• Stated task: Make an exact copy of the lines, leaving the pictures out.

═══ Information shown

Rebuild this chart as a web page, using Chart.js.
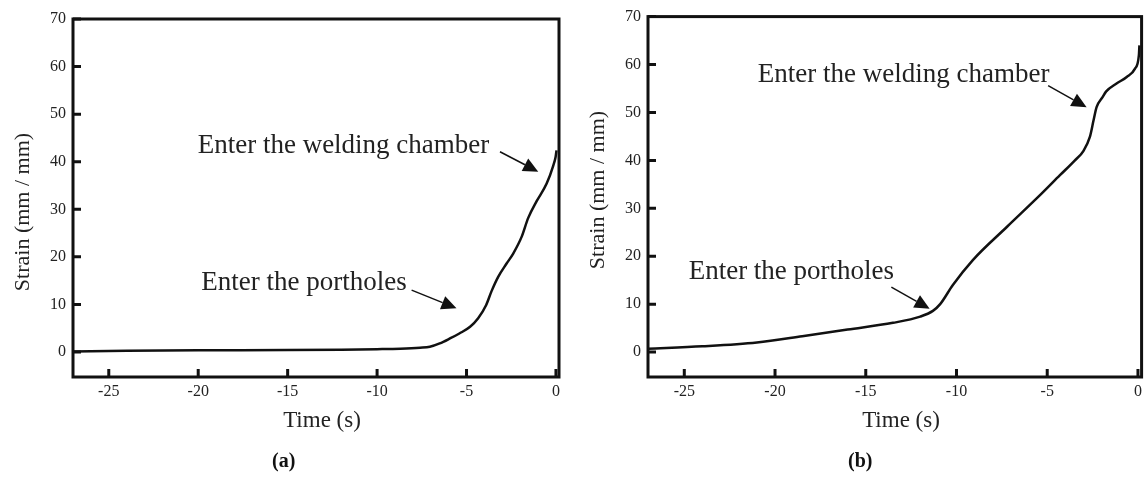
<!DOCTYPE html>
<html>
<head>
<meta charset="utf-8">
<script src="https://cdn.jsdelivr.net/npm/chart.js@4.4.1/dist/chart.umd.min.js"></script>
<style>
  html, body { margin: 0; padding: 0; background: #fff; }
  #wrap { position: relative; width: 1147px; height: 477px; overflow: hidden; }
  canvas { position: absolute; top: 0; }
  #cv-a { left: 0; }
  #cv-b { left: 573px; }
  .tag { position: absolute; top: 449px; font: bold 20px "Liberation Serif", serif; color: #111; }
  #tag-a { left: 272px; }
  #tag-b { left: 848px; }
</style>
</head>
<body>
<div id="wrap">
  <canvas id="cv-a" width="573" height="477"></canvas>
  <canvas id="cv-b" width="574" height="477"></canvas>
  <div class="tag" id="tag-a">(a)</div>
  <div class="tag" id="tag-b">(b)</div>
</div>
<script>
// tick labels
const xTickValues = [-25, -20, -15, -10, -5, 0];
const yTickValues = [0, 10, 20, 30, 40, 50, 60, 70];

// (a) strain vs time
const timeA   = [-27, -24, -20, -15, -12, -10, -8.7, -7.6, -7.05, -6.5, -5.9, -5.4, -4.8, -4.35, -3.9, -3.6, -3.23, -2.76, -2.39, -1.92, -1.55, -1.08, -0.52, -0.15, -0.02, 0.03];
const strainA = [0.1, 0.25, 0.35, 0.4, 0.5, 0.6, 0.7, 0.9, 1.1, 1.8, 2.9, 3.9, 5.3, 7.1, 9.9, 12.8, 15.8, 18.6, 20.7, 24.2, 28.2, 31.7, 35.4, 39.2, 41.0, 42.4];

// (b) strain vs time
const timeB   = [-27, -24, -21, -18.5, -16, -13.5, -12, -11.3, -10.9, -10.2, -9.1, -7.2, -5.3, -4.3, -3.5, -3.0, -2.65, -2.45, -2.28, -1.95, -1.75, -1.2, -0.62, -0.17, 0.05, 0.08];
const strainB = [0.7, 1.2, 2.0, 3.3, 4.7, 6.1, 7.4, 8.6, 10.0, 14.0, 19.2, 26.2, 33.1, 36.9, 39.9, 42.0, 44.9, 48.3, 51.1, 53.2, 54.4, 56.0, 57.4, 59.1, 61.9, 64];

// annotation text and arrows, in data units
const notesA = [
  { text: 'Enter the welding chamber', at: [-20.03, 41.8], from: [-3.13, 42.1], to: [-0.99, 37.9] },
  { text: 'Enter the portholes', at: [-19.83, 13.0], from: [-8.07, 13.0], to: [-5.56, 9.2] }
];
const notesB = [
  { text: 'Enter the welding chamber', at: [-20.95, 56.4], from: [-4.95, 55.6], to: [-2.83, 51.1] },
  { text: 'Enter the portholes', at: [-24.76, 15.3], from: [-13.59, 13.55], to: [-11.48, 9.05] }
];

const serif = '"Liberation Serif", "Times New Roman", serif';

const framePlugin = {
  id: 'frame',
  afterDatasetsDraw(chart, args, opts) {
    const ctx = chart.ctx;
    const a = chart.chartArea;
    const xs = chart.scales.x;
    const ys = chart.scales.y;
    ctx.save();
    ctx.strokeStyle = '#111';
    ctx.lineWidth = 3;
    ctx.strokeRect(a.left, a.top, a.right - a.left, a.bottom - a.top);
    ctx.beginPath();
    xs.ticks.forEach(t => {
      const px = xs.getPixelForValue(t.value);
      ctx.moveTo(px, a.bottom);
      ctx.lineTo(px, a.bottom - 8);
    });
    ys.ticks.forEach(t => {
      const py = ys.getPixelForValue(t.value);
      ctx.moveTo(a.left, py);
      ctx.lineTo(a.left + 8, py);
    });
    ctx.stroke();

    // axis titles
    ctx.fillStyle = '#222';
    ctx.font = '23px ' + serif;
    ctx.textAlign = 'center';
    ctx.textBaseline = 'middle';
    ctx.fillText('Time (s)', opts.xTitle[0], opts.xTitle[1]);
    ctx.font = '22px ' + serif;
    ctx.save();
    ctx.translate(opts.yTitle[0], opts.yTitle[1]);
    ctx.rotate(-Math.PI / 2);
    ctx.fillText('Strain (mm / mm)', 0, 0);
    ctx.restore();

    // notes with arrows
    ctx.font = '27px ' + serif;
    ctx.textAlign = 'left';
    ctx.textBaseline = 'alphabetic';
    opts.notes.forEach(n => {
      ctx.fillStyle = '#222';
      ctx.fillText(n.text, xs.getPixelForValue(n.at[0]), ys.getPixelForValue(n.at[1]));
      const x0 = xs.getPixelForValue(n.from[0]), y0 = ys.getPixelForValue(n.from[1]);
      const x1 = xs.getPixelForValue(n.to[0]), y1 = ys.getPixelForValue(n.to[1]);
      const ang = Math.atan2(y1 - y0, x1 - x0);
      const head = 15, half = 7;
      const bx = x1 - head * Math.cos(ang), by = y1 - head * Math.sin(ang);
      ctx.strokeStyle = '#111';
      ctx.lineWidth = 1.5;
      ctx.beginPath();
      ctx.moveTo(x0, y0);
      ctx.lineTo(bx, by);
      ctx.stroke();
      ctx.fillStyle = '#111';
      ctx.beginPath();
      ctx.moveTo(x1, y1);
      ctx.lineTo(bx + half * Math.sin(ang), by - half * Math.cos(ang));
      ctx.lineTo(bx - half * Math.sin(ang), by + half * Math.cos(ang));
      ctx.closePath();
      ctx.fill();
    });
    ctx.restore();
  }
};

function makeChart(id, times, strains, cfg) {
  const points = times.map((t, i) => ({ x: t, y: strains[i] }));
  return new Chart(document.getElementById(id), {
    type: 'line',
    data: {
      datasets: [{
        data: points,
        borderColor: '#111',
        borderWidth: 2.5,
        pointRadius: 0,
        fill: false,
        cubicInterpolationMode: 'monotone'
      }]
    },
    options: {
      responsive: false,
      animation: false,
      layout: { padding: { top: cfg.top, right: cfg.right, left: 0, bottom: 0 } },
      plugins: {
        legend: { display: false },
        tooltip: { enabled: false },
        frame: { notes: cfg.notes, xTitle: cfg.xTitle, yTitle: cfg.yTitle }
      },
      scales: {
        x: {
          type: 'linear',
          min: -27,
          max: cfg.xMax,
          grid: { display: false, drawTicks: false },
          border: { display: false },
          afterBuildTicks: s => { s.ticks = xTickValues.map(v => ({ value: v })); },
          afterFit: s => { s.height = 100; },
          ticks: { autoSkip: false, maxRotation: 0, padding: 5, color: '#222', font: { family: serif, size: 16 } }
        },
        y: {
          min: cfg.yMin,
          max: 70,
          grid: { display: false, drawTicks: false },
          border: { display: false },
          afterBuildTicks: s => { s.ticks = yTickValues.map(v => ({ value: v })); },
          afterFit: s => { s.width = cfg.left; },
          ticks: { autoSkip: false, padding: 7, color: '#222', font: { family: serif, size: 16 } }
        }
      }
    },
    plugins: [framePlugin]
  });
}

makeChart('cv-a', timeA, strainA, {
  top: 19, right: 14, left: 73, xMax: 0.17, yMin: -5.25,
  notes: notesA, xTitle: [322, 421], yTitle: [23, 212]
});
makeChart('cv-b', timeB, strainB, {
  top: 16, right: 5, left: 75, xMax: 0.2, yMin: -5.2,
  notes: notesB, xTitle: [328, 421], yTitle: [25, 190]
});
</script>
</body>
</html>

══════

• Expected answer:
Rebuild this chart as a web page, using Chart.js.
<!DOCTYPE html>
<html>
<head>
<meta charset="utf-8">
<script src="https://cdn.jsdelivr.net/npm/chart.js@4.4.1/dist/chart.umd.min.js"></script>
<style>
  html, body { margin: 0; padding: 0; background: #fff; }
  #wrap { position: relative; width: 1147px; height: 477px; overflow: hidden; }
  canvas { position: absolute; top: 0; }
  #cv-a { left: 0; }
  #cv-b { left: 573px; }
  .tag { position: absolute; top: 449px; font: bold 20px "Liberation Serif", serif; color: #111; }
  #tag-a { left: 272px; }
  #tag-b { left: 848px; }
</style>
</head>
<body>
<div id="wrap">
  <canvas id="cv-a" width="573" height="477"></canvas>
  <canvas id="cv-b" width="574" height="477"></canvas>
  <div class="tag" id="tag-a">(a)</div>
  <div class="tag" id="tag-b">(b)</div>
</div>
<script>
// tick labels
const xTickValues = [-25, -20, -15, -10, -5, 0];
const yTickValues = [0, 10, 20, 30, 40, 50, 60, 70];

// (a) strain vs time
const timeA   = [-27, -24, -20, -15, -12, -10, -8.7, -7.6, -7.05, -6.5, -5.9, -5.4, -4.8, -4.35, -3.9, -3.6, -3.23, -2.76, -2.39, -1.92, -1.55, -1.08, -0.52, -0.15, -0.02, 0.03];
const strainA = [0.1, 0.25, 0.35, 0.4, 0.5, 0.6, 0.7, 0.9, 1.1, 1.8, 2.9, 3.9, 5.3, 7.1, 9.9, 12.8, 15.8, 18.6, 20.7, 24.2, 28.2, 31.7, 35.4, 39.2, 41.0, 42.4];

// (b) strain vs time
const timeB   = [-27, -24, -21, -18.5, -16, -13.5, -12, -11.3, -10.9, -10.2, -9.1, -7.2, -5.3, -4.3, -3.5, -3.0, -2.65, -2.45, -2.28, -1.95, -1.75, -1.2, -0.62, -0.17, 0.05, 0.08];
const strainB = [0.7, 1.2, 2.0, 3.3, 4.7, 6.1, 7.4, 8.6, 10.0, 14.0, 19.2, 26.2, 33.1, 36.9, 39.9, 42.0, 44.9, 48.3, 51.1, 53.2, 54.4, 56.0, 57.4, 59.1, 61.9, 64];

// annotation text and arrows, in data units
const notesA = [
  { text: 'Enter the welding chamber', at: [-20.03, 41.8], from: [-3.13, 42.1], to: [-0.99, 37.9] },
  { text: 'Enter the portholes', at: [-19.83, 13.0], from: [-8.07, 13.0], to: [-5.56, 9.2] }
];
const notesB = [
  { text: 'Enter the welding chamber', at: [-20.95, 56.4], from: [-4.95, 55.6], to: [-2.83, 51.1] },
  { text: 'Enter the portholes', at: [-24.76, 15.3], from: [-13.59, 13.55], to: [-11.48, 9.05] }
];

const serif = '"Liberation Serif", "Times New Roman", serif';

const framePlugin = {
  id: 'frame',
  afterDatasetsDraw(chart, args, opts) {
    const ctx = chart.ctx;
    const a = chart.chartArea;
    const xs = chart.scales.x;
    const ys = chart.scales.y;
    ctx.save();
    ctx.strokeStyle = '#111';
    ctx.lineWidth = 3;
    ctx.strokeRect(a.left, a.top, a.right - a.left, a.bottom - a.top);
    ctx.beginPath();
    xs.ticks.forEach(t => {
      const px = xs.getPixelForValue(t.value);
      ctx.moveTo(px, a.bottom);
      ctx.lineTo(px, a.bottom - 8);
    });
    ys.ticks.forEach(t => {
      const py = ys.getPixelForValue(t.value);
      ctx.moveTo(a.left, py);
      ctx.lineTo(a.left + 8, py);
    });
    ctx.stroke();

    // axis titles
    ctx.fillStyle = '#222';
    ctx.font = '23px ' + serif;
    ctx.textAlign = 'center';
    ctx.textBaseline = 'middle';
    ctx.fillText('Time (s)', opts.xTitle[0], opts.xTitle[1]);
    ctx.font = '22px ' + serif;
    ctx.save();
    ctx.translate(opts.yTitle[0], opts.yTitle[1]);
    ctx.rotate(-Math.PI / 2);
    ctx.fillText('Strain (mm / mm)', 0, 0);
    ctx.restore();

    // notes with arrows
    ctx.font = '27px ' + serif;
    ctx.textAlign = 'left';
    ctx.textBaseline = 'alphabetic';
    opts.notes.forEach(n => {
      ctx.fillStyle = '#222';
      ctx.fillText(n.text, xs.getPixelForValue(n.at[0]), ys.getPixelForValue(n.at[1]));
      const x0 = xs.getPixelForValue(n.from[0]), y0 = ys.getPixelForValue(n.from[1]);
      const x1 = xs.getPixelForValue(n.to[0]), y1 = ys.getPixelForValue(n.to[1]);
      const ang = Math.atan2(y1 - y0, x1 - x0);
      const head = 15, half = 7;
      const bx = x1 - head * Math.cos(ang), by = y1 - head * Math.sin(ang);
      ctx.strokeStyle = '#111';
      ctx.lineWidth = 1.5;
      ctx.beginPath();
      ctx.moveTo(x0, y0);
      ctx.lineTo(bx, by);
      ctx.stroke();
      ctx.fillStyle = '#111';
      ctx.beginPath();
      ctx.moveTo(x1, y1);
      ctx.lineTo(bx + half * Math.sin(ang), by - half * Math.cos(ang));
      ctx.lineTo(bx - half * Math.sin(ang), by + half * Math.cos(ang));
      ctx.closePath();
      ctx.fill();
    });
    ctx.restore();
  }
};

function makeChart(id, times, strains, cfg) {
  const points = times.map((t, i) => ({ x: t, y: strains[i] }));
  return new Chart(document.getElementById(id), {
    type: 'line',
    data: {
      datasets: [{
        data: points,
        borderColor: '#111',
        borderWidth: 2.5,
        pointRadius: 0,
        fill: false,
        cubicInterpolationMode: 'monotone'
      }]
    },
    options: {
      responsive: false,
      animation: false,
      layout: { padding: { top: cfg.top, right: cfg.right, left: 0, bottom: 0 } },
      plugins: {
        legend: { display: false },
        tooltip: { enabled: false },
        frame: { notes: cfg.notes, xTitle: cfg.xTitle, yTitle: cfg.yTitle }
      },
      scales: {
        x: {
          type: 'linear',
          min: -27,
          max: cfg.xMax,
          grid: { display: false, drawTicks: false },
          border: { display: false },
          afterBuildTicks: s => { s.ticks = xTickValues.map(v => ({ value: v })); },
          afterFit: s => { s.height = 100; },
          ticks: { autoSkip: false, maxRotation: 0, padding: 5, color: '#222', font: { family: serif, size: 16 } }
        },
        y: {
          min: cfg.yMin,
          max: 70,
          grid: { display: false, drawTicks: false },
          border: { display: false },
          afterBuildTicks: s => { s.ticks = yTickValues.map(v => ({ value: v })); },
          afterFit: s => { s.width = cfg.left; },
          ticks: { autoSkip: false, padding: 7, color: '#222', font: { family: serif, size: 16 } }
        }
      }
    },
    plugins: [framePlugin]
  });
}

makeChart('cv-a', timeA, strainA, {
  top: 19, right: 14, left: 73, xMax: 0.17, yMin: -5.25,
  notes: notesA, xTitle: [322, 421], yTitle: [23, 212]
});
makeChart('cv-b', timeB, strainB, {
  top: 16, right: 5, left: 75, xMax: 0.2, yMin: -5.2,
  notes: notesB, xTitle: [328, 421], yTitle: [25, 190]
});
</script>
</body>
</html>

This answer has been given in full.